Buy Side Increases FX Use

Terry Flanagan

While buy-side institutions have traditionally been wary of making investments in alternative asset classes, such as derivatives and foreign exchange, there are signs that this tide is slowly turning.

That shift has occurred due to the ongoing electronification of the markets, as well as the sell side offering more tools and services to allow asset managers to more easily trade in the space.

“Over recent years we have witnessed the growth of currency overlay managers,” Sanjay Madgavkar, global head of foreign exchange prime brokerage at Citi, told Markets Media. “These managers dynamically manage the currency exposures of large investors such as pension funds. These strategies are aimed at either hedging risk or actively managing currency transactions with a view to providing a return to the investor.”

Investors have been turning to alternative investments, including FX, fixed income and other derivatives, in order to hedge risk as volatility has been rising in equities and as correlation and a decline in fundamentals have taken hold. This diversification is becoming increasingly important as the aftermath of the financial crisis continues to weigh heavily on the capital markets. Investors have been fleeing equities and heading into currencies and fixed income instruments in droves as the markets continue to stumble. Estimated inflows for the first third of the year for the top 50 largest exchange-traded funds by assets under management saw a net inflow of 11.4% to fixed income ETFs versus a net inflow of 2.5% to equity ETFs, according to Morningstar.

For the buy side, however, trading of foreign exchange instruments has been sporadic, with hedge funds among the most active.

“In our view, institutional investors and pension funds tend not to get into more speculative investments like currencies or any commodity,” said Bob Near, head of foreign exchange sales at BNY Mellon. “The main growth is on the hedge fund space and alternative funds. We do see some hedging activity from the buy side, but it does ebb and flow.”

Traders who are more opportunistic based on the outlook of the markets and have a higher risk appetite with shorter time horizons, and tend to get into and out of the market quickly, are more apt to get into currency trading, according to Near. These include hedge funds, alternative funds and those with more sophisticated algorithmic trading capabilities. Those that trade FX as an asset class need to be robust in their infrastructure and in their controls. “Trading in currencies is not for the faint of heart,” said Near.
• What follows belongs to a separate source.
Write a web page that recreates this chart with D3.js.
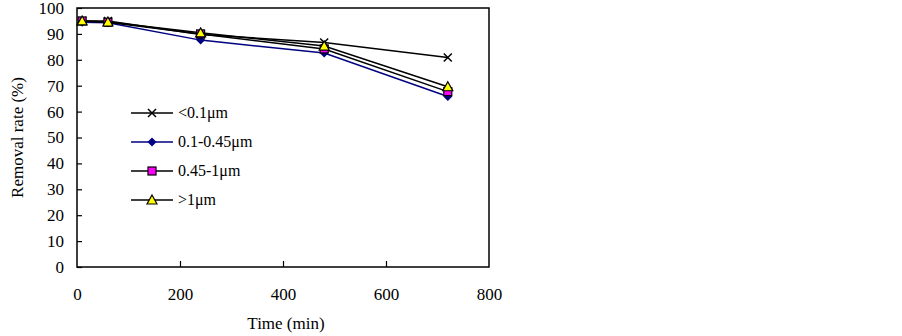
<!DOCTYPE html>
<html>
  <head>
    <meta charset="utf-8">
    <title>Removal rate</title>
    <script src="https://cdn.jsdelivr.net/npm/d3@7"></script>
    <style>
      body { margin: 0; background: #fff; }
      svg { display: block; }
    </style>
  </head>
  <body>
    <svg id="chart" width="902" height="336"></svg>

    <script>
      // data
      times = [10, 60, 240, 480, 720];
      seriesNames = ["<0.1\u03bcm", "0.1-0.45\u03bcm", "0.45-1\u03bcm", ">1\u03bcm"];
      under01 = [95, 95, 89.8, 86.7, 80.9];
      from01to045 = [94.5, 94.3, 87.6, 82.6, 65.8];
      from045to1 = [95, 94.5, 90, 84.2, 67.7];
      over1 = [95, 94.6, 90.4, 85.3, 69.6];
      xTicks = [0, 200, 400, 600, 800];
      yTicks = [0, 10, 20, 30, 40, 50, 60, 70, 80, 90, 100];

      serif = "'Liberation Serif', 'Times New Roman', Times, serif";

      series = [
        { name: seriesNames[0], values: under01, line: "#000", marker: "x", fill: "none" },
        { name: seriesNames[1], values: from01to045, line: "#000080", marker: "diamond", fill: "#000080" },
        { name: seriesNames[2], values: from045to1, line: "#000", marker: "square", fill: "#ff00ff" },
        { name: seriesNames[3], values: over1, line: "#000", marker: "triangle", fill: "#ffff00" }
      ];

      chart = d3.select("#chart");
      margin = { top: 8, left: 77, right: 489, bottom: 267 };

      x = d3.scaleLinear().domain([0, 800]).range([margin.left, margin.right]);
      y = d3.scaleLinear().domain([0, 100]).range([margin.bottom, margin.top]);

      // frame
      chart.append("rect")
        .attr("x", margin.left)
        .attr("y", margin.top)
        .attr("width", margin.right - margin.left)
        .attr("height", margin.bottom - margin.top)
        .attr("fill", "none")
        .attr("stroke", "#000")
        .attr("stroke-width", 1.5);

      // axes (inward ticks)
      yAxis = d3.axisLeft(y)
        .tickValues(yTicks)
        .tickSizeInner(-5)
        .tickSizeOuter(0)
        .tickPadding(13);
      chart.append("g")
        .attr("transform", "translate(" + margin.left + ",0)")
        .call(yAxis)
        .attr("font-family", serif)
        .attr("font-size", 17)
        .call(g => g.select(".domain").remove())
        .call(g => g.selectAll(".tick line").attr("stroke-width", 1.2));

      xAxis = d3.axisBottom(x)
        .tickValues(xTicks)
        .tickSizeInner(-6)
        .tickSizeOuter(0)
        .tickPadding(21);
      chart.append("g")
        .attr("transform", "translate(0," + margin.bottom + ")")
        .call(xAxis)
        .attr("font-family", serif)
        .attr("font-size", 17)
        .call(g => g.select(".domain").remove())
        .call(g => g.selectAll(".tick line")
          .attr("stroke-width", 1.2)
          .attr("display", d => (d == 0 || d == 800) ? "none" : null));

      // axis titles
      chart.append("text")
        .attr("x", (margin.left + margin.right) / 2 + 3)
        .attr("y", 329)
        .attr("text-anchor", "middle")
        .attr("font-family", serif)
        .attr("font-size", 17)
        .text("Time (min)");

      chart.append("text")
        .attr("transform", "translate(23," + ((margin.top + margin.bottom) / 2) + ") rotate(-90)")
        .attr("text-anchor", "middle")
        .attr("font-family", serif)
        .attr("font-size", 17)
        .text("Removal rate (%)");

      // markers
      function drawMarker(g, type, fill) {
        if (type == "x") {
          g.append("path")
            .attr("d", "M-4,-4L4,4M-4,4L4,-4")
            .attr("stroke", "#000")
            .attr("stroke-width", 1.5);
        } else if (type == "diamond") {
          g.append("path")
            .attr("d", "M0,-4.5L4.5,0L0,4.5L-4.5,0Z")
            .attr("fill", fill);
        } else if (type == "square") {
          g.append("rect")
            .attr("x", -4).attr("y", -4)
            .attr("width", 8).attr("height", 8)
            .attr("fill", fill)
            .attr("stroke", "#000")
            .attr("stroke-width", 1.2);
        } else if (type == "triangle") {
          g.append("path")
            .attr("d", "M0,-5L5,4L-5,4Z")
            .attr("fill", fill)
            .attr("stroke", "#000")
            .attr("stroke-width", 1.2);
        }
      }

      line = d3.line()
        .x((d, i) => x(times[i]))
        .y(d => y(d));

      lineGroup = chart.append("g");
      series.forEach(s => {
        lineGroup.append("path")
          .datum(s.values)
          .attr("d", line)
          .attr("fill", "none")
          .attr("stroke", s.line)
          .attr("stroke-width", 1.5);
      });

      series.forEach(s => {
        s.values.forEach((v, i) => {
          let g = chart.append("g")
            .attr("transform", "translate(" + x(times[i]) + "," + y(v) + ")");
          drawMarker(g, s.marker, s.fill);
        });
      });

      // legend
      legend = chart.append("g");
      series.forEach((s, i) => {
        let ly = 113 + i * 29;
        legend.append("line")
          .attr("x1", 131).attr("x2", 173)
          .attr("y1", ly).attr("y2", ly)
          .attr("stroke", s.line)
          .attr("stroke-width", 1.5);
        let g = legend.append("g")
          .attr("transform", "translate(152," + ly + ")");
        drawMarker(g, s.marker, s.fill);
        legend.append("text")
          .attr("x", 178)
          .attr("y", ly + 5)
          .attr("font-family", serif)
          .attr("font-size", 16)
          .text(s.name);
      });
    </script>
  </body>
</html>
There is, though, a lot of potential upside in the foreign exchange market. It is by far the most liquid asset class in the world, reaching $4.7 trillion in global average daily volume at the end of 2011. FX is also inherently a cross-border investment, and allows a quick and easy way for investors to gain exposure to a foreign market. The market also operates 24 hours a day, weekends excluded, making it a market that is constantly moving and changing.